## REQUIREMENTS
Without the pictures, print the lines running from the beginning of the material to the line containing "width=146pt,minimum height=25pt] (coat)", both ends included.

▽

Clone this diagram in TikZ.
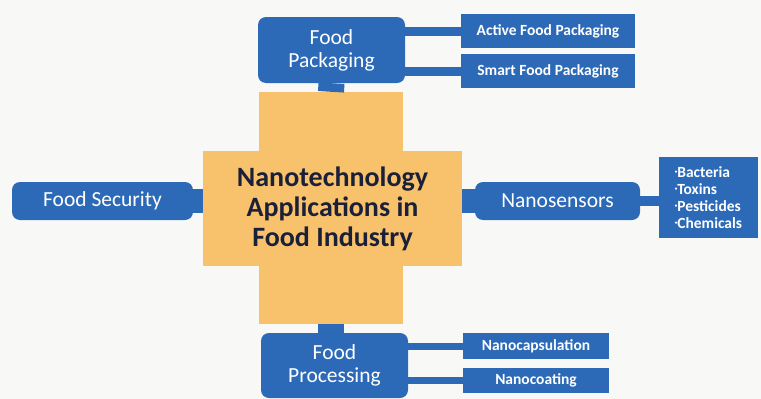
\documentclass[tikz,border=0pt]{standalone}
\usepackage{fontspec}
\setmainfont{Carlito}
\usetikzlibrary{positioning}
\definecolor{nanoblue}{RGB}{44,106,184}
\definecolor{nanoorange}{RGB}{248,193,108}
\definecolor{nanonavy}{RGB}{26,32,56}
\definecolor{nanobg}{RGB}{248,248,246}
\newcommand{\nanodot}{\raisebox{0.22em}{\tiny\textbullet}}
\tikzset{
  mainbox/.style={fill=nanoblue,text=white,rounded corners=8pt,inner sep=0pt,align=center,font=\fontsize{21.5}{23}\selectfont},
  subbox/.style={fill=nanoblue,text=white,inner sep=0pt,align=center,font=\bfseries\fontsize{15.5}{17}\selectfont},
  hubbox/.style={fill=nanoorange,inner sep=0pt,align=center,text=nanonavy,font=\bfseries\fontsize{28}{30}\selectfont},
  link/.style={draw=nanoblue,line cap=butt}
}
\begin{document}
\begin{tikzpicture}[x=1pt,y=-1pt]

\fill[nanobg] (0,0) rectangle (761,399);
\useasboundingbox (0,0) rectangle (761,399);

\node[hubbox,minimum width=144pt,minimum height=232pt] (hubv) at (331,208){};
\node[hubbox,minimum width=259pt,minimum height=115pt] (hub) at (332.5,208.5){Nanotechnology\\Applications in\\Food Industry};

\node[mainbox,minimum width=147pt,minimum height=66pt] (pack) at (331.5,50){Food\\Packaging};
\node[subbox,minimum width=174pt,minimum height=34pt] (act) at (548,31){Active Food Packaging};
\node[subbox,minimum width=174pt,minimum height=34pt] (smart) at (548,71){Smart Food Packaging};

\node[mainbox,minimum width=181pt,minimum height=38pt] (sec) at (102.5,201){Food Security};

\node[mainbox,minimum width=165pt,minimum height=38pt] (sens) at (557.5,201){Nanosensors};
\node[subbox,minimum width=99pt,minimum height=81pt,align=left] (list) at (708.5,197.5){\nanodot Bacteria\\\nanodot Toxins\\\nanodot Pesticides\\\nanodot Chemicals};

\node[mainbox,minimum width=147pt,minimum height=65pt] (proc) at (334.5,365.5){Food\\Processing};
\node[subbox,minimum width=146pt,minimum height=26pt] (caps) at (536,346){Nanocapsulation};
\node[subbox,minimum width=146pt,minimum height=25pt] (coat) at (536,380.5){Nanocoating};

\draw[link,line width=26pt] (pack.south) -- (hubv.north);
\draw[link,line width=26pt] (hubv.south) -- (hubv.south |- proc.north);
\draw[link,line width=24pt] (sec.east) -- (hub.west |- sec);
\draw[link,line width=24pt] (hub.east |- sens) -- (sens.west);
\draw[link,line width=9pt] (pack.east |- act) -- (act.west);
\draw[link,line width=9pt] (pack.east |- smart) -- (smart.west);
\draw[link,line width=10pt] (sens.east) -- (list.west |- sens);
\draw[link,line width=7pt] (proc.east |- caps) -- (caps.west);
\draw[link,line width=7pt] (proc.east |- coat) -- (coat.west);

\end{tikzpicture}
\end{document}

△

## SOLUTION FOR THIS EXERCISE
Clone this diagram in TikZ.
\documentclass[tikz,border=0pt]{standalone}
\usepackage{fontspec}
\setmainfont{Carlito}
\usetikzlibrary{positioning}
\definecolor{nanoblue}{RGB}{44,106,184}
\definecolor{nanoorange}{RGB}{248,193,108}
\definecolor{nanonavy}{RGB}{26,32,56}
\definecolor{nanobg}{RGB}{248,248,246}
\newcommand{\nanodot}{\raisebox{0.22em}{\tiny\textbullet}}
\tikzset{
  mainbox/.style={fill=nanoblue,text=white,rounded corners=8pt,inner sep=0pt,align=center,font=\fontsize{21.5}{23}\selectfont},
  subbox/.style={fill=nanoblue,text=white,inner sep=0pt,align=center,font=\bfseries\fontsize{15.5}{17}\selectfont},
  hubbox/.style={fill=nanoorange,inner sep=0pt,align=center,text=nanonavy,font=\bfseries\fontsize{28}{30}\selectfont},
  link/.style={draw=nanoblue,line cap=butt}
}
\begin{document}
\begin{tikzpicture}[x=1pt,y=-1pt]

\fill[nanobg] (0,0) rectangle (761,399);
\useasboundingbox (0,0) rectangle (761,399);

\node[hubbox,minimum width=144pt,minimum height=232pt] (hubv) at (331,208){};
\node[hubbox,minimum width=259pt,minimum height=115pt] (hub) at (332.5,208.5){Nanotechnology\\Applications in\\Food Industry};

\node[mainbox,minimum width=147pt,minimum height=66pt] (pack) at (331.5,50){Food\\Packaging};
\node[subbox,minimum width=174pt,minimum height=34pt] (act) at (548,31){Active Food Packaging};
\node[subbox,minimum width=174pt,minimum height=34pt] (smart) at (548,71){Smart Food Packaging};

\node[mainbox,minimum width=181pt,minimum height=38pt] (sec) at (102.5,201){Food Security};

\node[mainbox,minimum width=165pt,minimum height=38pt] (sens) at (557.5,201){Nanosensors};
\node[subbox,minimum width=99pt,minimum height=81pt,align=left] (list) at (708.5,197.5){\nanodot Bacteria\\\nanodot Toxins\\\nanodot Pesticides\\\nanodot Chemicals};

\node[mainbox,minimum width=147pt,minimum height=65pt] (proc) at (334.5,365.5){Food\\Processing};
\node[subbox,minimum width=146pt,minimum height=26pt] (caps) at (536,346){Nanocapsulation};
\node[subbox,minimum width=146pt,minimum height=25pt] (coat) at (536,380.5){Nanocoating};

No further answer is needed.